PROBLEM REQUIREMENTS:
Find and copy lines holding "matplotlib".

MATERIAL PROVIDED:
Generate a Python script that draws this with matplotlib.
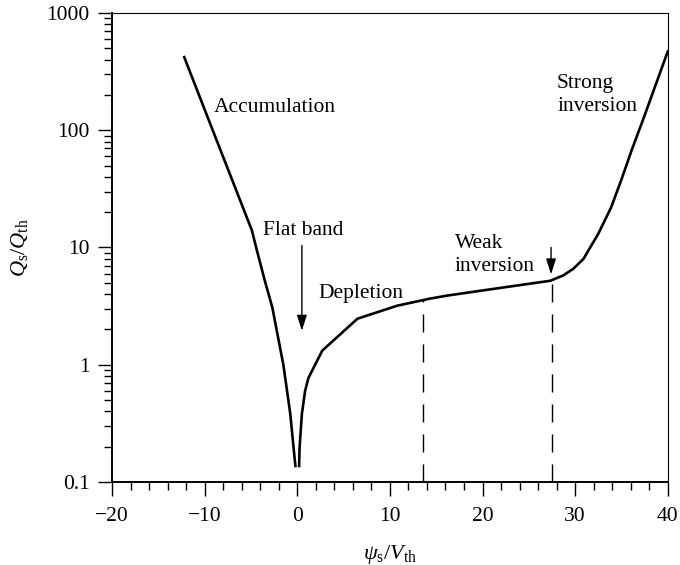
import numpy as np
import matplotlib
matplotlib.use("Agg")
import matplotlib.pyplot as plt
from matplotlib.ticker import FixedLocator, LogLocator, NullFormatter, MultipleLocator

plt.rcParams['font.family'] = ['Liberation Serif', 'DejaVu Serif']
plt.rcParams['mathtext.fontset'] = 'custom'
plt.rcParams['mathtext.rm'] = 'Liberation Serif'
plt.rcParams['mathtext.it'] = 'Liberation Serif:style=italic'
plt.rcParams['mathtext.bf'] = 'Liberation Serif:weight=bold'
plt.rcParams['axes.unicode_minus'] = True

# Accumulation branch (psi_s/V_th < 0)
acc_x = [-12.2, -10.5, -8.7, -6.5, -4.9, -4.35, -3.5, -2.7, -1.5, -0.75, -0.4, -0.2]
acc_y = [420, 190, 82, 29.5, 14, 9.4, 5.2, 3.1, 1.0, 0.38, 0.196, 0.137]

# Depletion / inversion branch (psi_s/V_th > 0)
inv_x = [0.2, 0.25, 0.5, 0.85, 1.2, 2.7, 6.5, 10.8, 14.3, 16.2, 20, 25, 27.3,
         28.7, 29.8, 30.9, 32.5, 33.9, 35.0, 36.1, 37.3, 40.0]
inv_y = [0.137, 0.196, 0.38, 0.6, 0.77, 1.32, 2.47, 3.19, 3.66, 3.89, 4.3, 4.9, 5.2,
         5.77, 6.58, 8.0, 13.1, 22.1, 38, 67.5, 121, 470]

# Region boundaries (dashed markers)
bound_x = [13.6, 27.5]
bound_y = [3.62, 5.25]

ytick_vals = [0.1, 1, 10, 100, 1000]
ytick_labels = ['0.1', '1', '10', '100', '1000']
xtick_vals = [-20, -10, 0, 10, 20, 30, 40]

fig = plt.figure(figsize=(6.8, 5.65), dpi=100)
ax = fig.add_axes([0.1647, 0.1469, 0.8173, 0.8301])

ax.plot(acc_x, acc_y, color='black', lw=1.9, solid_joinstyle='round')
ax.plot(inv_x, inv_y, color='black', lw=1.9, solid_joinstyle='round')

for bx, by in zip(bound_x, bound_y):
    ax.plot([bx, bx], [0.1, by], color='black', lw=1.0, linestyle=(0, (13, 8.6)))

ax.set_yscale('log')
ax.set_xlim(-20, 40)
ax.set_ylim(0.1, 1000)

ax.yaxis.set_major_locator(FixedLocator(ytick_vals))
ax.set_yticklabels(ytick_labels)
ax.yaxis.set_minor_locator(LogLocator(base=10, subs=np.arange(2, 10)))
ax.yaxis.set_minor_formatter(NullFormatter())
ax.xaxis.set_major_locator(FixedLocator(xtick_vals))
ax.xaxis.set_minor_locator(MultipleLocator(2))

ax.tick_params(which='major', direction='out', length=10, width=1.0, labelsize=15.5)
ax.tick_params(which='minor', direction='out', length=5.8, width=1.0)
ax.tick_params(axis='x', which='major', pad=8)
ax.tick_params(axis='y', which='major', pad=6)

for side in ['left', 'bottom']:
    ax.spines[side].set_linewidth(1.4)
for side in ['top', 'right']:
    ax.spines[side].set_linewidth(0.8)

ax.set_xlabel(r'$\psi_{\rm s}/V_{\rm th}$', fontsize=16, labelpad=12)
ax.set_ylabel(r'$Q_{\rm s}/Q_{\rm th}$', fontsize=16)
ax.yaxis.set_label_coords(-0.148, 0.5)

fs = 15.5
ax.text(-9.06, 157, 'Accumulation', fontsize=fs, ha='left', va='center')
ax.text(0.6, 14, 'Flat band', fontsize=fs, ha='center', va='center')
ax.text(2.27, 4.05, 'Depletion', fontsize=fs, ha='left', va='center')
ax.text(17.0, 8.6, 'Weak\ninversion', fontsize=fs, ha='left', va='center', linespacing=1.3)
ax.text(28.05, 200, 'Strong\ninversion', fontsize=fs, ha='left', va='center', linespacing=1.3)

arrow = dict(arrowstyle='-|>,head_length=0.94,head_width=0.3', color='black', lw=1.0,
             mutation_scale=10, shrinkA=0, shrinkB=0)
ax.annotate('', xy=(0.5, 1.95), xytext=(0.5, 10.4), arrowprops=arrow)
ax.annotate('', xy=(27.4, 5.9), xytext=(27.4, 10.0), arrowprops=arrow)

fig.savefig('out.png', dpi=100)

EXERCISE SOLUTION:
Generate a Python script that draws this with matplotlib.
import matplotlib
matplotlib.use("Agg")
import matplotlib.pyplot as plt
from matplotlib.ticker import FixedLocator, LogLocator, NullFormatter, MultipleLocator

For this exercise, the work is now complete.